Former Sam’s Club merchant Jason Reiserjust got his second promotion in seven months at Family Dollar and now the newly anointed chief merchandising officer has to restore sales growth at the retailer’s 8,000 stores.


Reiser left his role as a merchandising VP at Sam’s Club in July 2013 to become SVP of merchandising at Family Dollar. By October of last year, as sales were beginning to flounder, he had been named EVP and given the curious title of “lead merchandising officer.” In his new CMO role Reiser will have responsibility for the company’s merchandising, global sourcing, marketing, replenishment and financial planning teams and report directly to Family Dollar chairman and CEO Howard Levine.


Just as Reiser’s arrival at the company last summer coincided with the departure of former head merchant Paul White, Reiser’s most recent promotion was announced the same day that Family Dollar president and COO Michael Bloom left to pursue other opportunities just two years after joining the company from CVS.


Reiser’s first order of business is to reverse troubling sales trends of late that are due in part to competition from Walmart on one side and a range of value players on the other, including Dollar General, Dollar Tree and even Aldi. The company has declared it need to better execute the basics of retail by re-accelerating customer traffic, strengthening the value proposition and enhancing the relevancy of its assortment.


“Continuing to refine our assortment to meet the needs of our customer is critical to being a compelling place to shop,” said Family Dollar chairman and CEO Howard Levine. “Jason’s proven leadership, merchandising experience and deep understanding of our customer position him well to ensure that we grow both customer trips and market share.”


Improvement is not expected to be immediate however as Levine noted a challenged consumer and intensified promotional environment continue to affect the company’s business. That was the case in December when Levine said the company was forced to react to softness in discretionary categories by becoming more promotional just to generate a 3% comp decline.

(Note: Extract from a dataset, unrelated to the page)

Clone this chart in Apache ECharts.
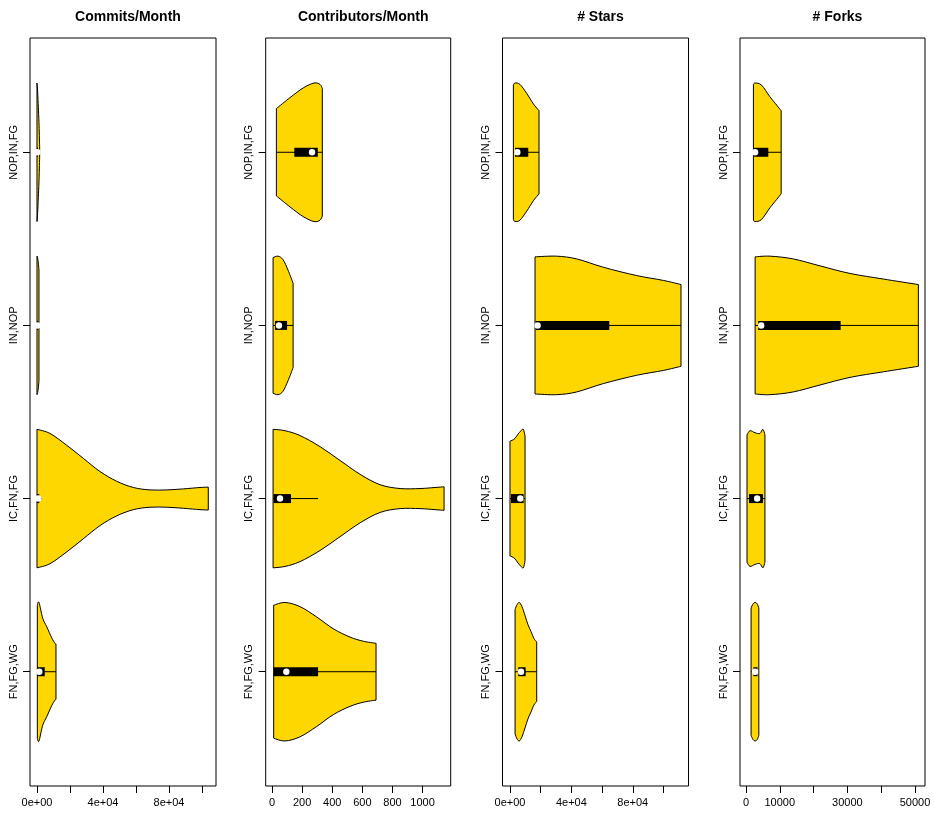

Same store sales during the company’s first quarter ended November 30 declined 2.8% and further declines are forecast in the current quarter.


“Reflecting our December results, our expectations that the macroeconomic trends will continue, and the impact of investments we plan to make to strengthen our value proposition, we have lowered our earnings expectations for the second quarter of fiscal 2014 and the full year,” Levine said. “While we have made meaningful progress to improve our execution, our financial performance has not met our expectations. We have a great business model and ample growth opportunity, and I know we can do better.”